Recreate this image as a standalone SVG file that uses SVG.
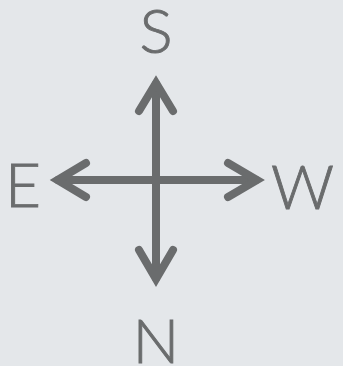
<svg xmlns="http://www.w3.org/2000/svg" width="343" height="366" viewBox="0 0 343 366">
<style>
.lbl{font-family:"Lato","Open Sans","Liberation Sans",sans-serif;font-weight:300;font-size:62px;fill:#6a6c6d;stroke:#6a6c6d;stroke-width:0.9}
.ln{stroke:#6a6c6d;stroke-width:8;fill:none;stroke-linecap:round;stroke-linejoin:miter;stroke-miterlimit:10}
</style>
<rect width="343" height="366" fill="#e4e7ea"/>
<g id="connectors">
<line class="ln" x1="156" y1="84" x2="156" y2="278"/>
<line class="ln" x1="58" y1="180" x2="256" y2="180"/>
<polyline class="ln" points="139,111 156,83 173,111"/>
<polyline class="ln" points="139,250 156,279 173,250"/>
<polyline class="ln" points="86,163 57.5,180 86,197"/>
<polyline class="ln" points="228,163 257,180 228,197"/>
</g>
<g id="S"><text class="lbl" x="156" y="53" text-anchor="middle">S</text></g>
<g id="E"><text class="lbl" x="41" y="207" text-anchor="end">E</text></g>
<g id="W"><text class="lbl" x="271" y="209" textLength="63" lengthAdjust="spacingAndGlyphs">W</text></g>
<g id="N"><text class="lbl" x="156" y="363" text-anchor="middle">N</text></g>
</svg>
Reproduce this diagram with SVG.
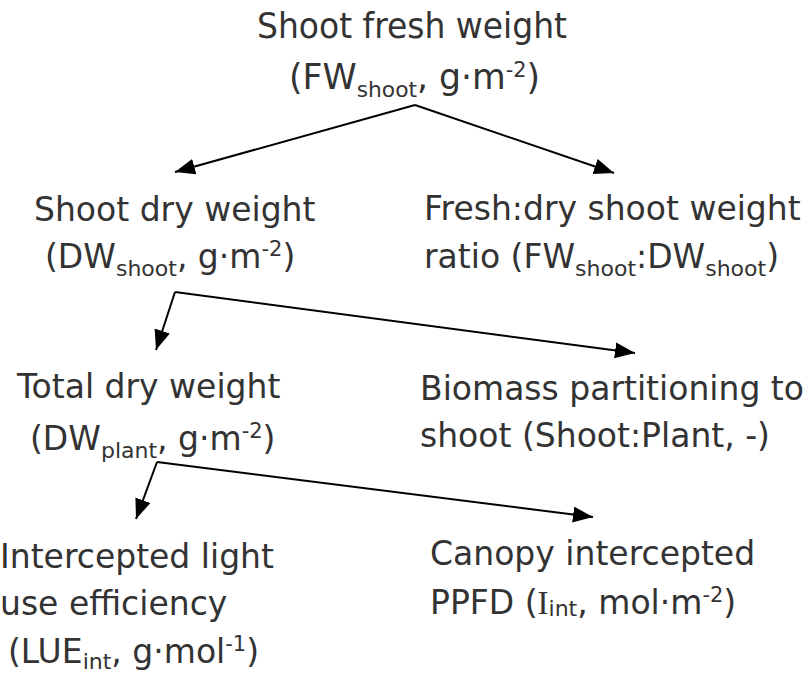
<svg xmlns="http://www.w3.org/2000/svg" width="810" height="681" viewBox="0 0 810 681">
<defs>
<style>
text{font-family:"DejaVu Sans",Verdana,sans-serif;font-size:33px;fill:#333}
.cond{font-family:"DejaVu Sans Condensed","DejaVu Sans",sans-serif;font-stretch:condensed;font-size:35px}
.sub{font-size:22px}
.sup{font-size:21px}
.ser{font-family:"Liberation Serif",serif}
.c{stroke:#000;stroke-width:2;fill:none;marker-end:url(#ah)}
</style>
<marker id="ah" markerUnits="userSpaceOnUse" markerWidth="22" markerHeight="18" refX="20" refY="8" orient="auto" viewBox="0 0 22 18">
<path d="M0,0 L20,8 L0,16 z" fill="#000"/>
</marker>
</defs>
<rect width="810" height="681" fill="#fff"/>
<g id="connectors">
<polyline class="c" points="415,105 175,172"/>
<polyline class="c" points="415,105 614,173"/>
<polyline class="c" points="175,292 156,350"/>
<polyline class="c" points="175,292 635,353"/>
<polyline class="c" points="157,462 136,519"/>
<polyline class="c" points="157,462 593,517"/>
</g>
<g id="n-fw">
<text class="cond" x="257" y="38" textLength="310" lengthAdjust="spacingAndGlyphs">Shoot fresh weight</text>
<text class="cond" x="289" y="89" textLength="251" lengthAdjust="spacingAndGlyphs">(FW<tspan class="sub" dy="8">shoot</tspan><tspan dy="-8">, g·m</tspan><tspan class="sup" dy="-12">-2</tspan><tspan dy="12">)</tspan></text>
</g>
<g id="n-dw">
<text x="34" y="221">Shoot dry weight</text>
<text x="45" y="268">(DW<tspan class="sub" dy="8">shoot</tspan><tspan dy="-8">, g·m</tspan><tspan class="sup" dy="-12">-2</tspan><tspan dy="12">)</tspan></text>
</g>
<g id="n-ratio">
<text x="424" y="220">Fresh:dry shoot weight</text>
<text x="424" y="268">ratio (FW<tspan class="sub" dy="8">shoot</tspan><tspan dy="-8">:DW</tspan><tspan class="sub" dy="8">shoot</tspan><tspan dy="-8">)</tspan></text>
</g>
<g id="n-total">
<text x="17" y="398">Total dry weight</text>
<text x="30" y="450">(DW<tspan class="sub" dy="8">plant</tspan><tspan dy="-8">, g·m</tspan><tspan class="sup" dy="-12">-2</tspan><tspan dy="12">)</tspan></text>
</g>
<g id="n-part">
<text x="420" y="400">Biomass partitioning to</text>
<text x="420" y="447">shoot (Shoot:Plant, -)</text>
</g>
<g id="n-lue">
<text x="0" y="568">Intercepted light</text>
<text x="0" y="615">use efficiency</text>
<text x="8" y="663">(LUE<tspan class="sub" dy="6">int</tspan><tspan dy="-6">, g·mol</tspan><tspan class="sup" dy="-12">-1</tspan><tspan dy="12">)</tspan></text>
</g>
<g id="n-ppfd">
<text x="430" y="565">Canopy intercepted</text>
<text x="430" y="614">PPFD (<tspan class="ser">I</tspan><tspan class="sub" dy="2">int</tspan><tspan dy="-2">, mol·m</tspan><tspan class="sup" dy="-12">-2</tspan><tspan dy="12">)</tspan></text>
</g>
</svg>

•••••

Description of the task
Omit the pictures and give the material again, exactly and in full.

Exercise response
Recreate this image as a standalone SVG file that uses SVG.
<svg xmlns="http://www.w3.org/2000/svg" width="343" height="366" viewBox="0 0 343 366">
<style>
.lbl{font-family:"Lato","Open Sans","Liberation Sans",sans-serif;font-weight:300;font-size:62px;fill:#6a6c6d;stroke:#6a6c6d;stroke-width:0.9}
.ln{stroke:#6a6c6d;stroke-width:8;fill:none;stroke-linecap:round;stroke-linejoin:miter;stroke-miterlimit:10}
</style>
<rect width="343" height="366" fill="#e4e7ea"/>
<g id="connectors">
<line class="ln" x1="156" y1="84" x2="156" y2="278"/>
<line class="ln" x1="58" y1="180" x2="256" y2="180"/>
<polyline class="ln" points="139,111 156,83 173,111"/>
<polyline class="ln" points="139,250 156,279 173,250"/>
<polyline class="ln" points="86,163 57.5,180 86,197"/>
<polyline class="ln" points="228,163 257,180 228,197"/>
</g>
<g id="S"><text class="lbl" x="156" y="53" text-anchor="middle">S</text></g>
<g id="E"><text class="lbl" x="41" y="207" text-anchor="end">E</text></g>
<g id="W"><text class="lbl" x="271" y="209" textLength="63" lengthAdjust="spacingAndGlyphs">W</text></g>
<g id="N"><text class="lbl" x="156" y="363" text-anchor="middle">N</text></g>
</svg>
Reproduce this diagram with SVG.
<svg xmlns="http://www.w3.org/2000/svg" width="810" height="681" viewBox="0 0 810 681">
<defs>
<style>
text{font-family:"DejaVu Sans",Verdana,sans-serif;font-size:33px;fill:#333}
.cond{font-family:"DejaVu Sans Condensed","DejaVu Sans",sans-serif;font-stretch:condensed;font-size:35px}
.sub{font-size:22px}
.sup{font-size:21px}
.ser{font-family:"Liberation Serif",serif}
.c{stroke:#000;stroke-width:2;fill:none;marker-end:url(#ah)}
</style>
<marker id="ah" markerUnits="userSpaceOnUse" markerWidth="22" markerHeight="18" refX="20" refY="8" orient="auto" viewBox="0 0 22 18">
<path d="M0,0 L20,8 L0,16 z" fill="#000"/>
</marker>
</defs>
<rect width="810" height="681" fill="#fff"/>
<g id="connectors">
<polyline class="c" points="415,105 175,172"/>
<polyline class="c" points="415,105 614,173"/>
<polyline class="c" points="175,292 156,350"/>
<polyline class="c" points="175,292 635,353"/>
<polyline class="c" points="157,462 136,519"/>
<polyline class="c" points="157,462 593,517"/>
</g>
<g id="n-fw">
<text class="cond" x="257" y="38" textLength="310" lengthAdjust="spacingAndGlyphs">Shoot fresh weight</text>
<text class="cond" x="289" y="89" textLength="251" lengthAdjust="spacingAndGlyphs">(FW<tspan class="sub" dy="8">shoot</tspan><tspan dy="-8">, g·m</tspan><tspan class="sup" dy="-12">-2</tspan><tspan dy="12">)</tspan></text>
</g>
<g id="n-dw">
<text x="34" y="221">Shoot dry weight</text>
<text x="45" y="268">(DW<tspan class="sub" dy="8">shoot</tspan><tspan dy="-8">, g·m</tspan><tspan class="sup" dy="-12">-2</tspan><tspan dy="12">)</tspan></text>
</g>
<g id="n-ratio">
<text x="424" y="220">Fresh:dry shoot weight</text>
<text x="424" y="268">ratio (FW<tspan class="sub" dy="8">shoot</tspan><tspan dy="-8">:DW</tspan><tspan class="sub" dy="8">shoot</tspan><tspan dy="-8">)</tspan></text>
</g>
<g id="n-total">
<text x="17" y="398">Total dry weight</text>
<text x="30" y="450">(DW<tspan class="sub" dy="8">plant</tspan><tspan dy="-8">, g·m</tspan><tspan class="sup" dy="-12">-2</tspan><tspan dy="12">)</tspan></text>
</g>
<g id="n-part">
<text x="420" y="400">Biomass partitioning to</text>
<text x="420" y="447">shoot (Shoot:Plant, -)</text>
</g>
<g id="n-lue">
<text x="0" y="568">Intercepted light</text>
<text x="0" y="615">use efficiency</text>
<text x="8" y="663">(LUE<tspan class="sub" dy="6">int</tspan><tspan dy="-6">, g·mol</tspan><tspan class="sup" dy="-12">-1</tspan><tspan dy="12">)</tspan></text>
</g>
<g id="n-ppfd">
<text x="430" y="565">Canopy intercepted</text>
<text x="430" y="614">PPFD (<tspan class="ser">I</tspan><tspan class="sub" dy="2">int</tspan><tspan dy="-2">, mol·m</tspan><tspan class="sup" dy="-12">-2</tspan><tspan dy="12">)</tspan></text>
</g>
</svg>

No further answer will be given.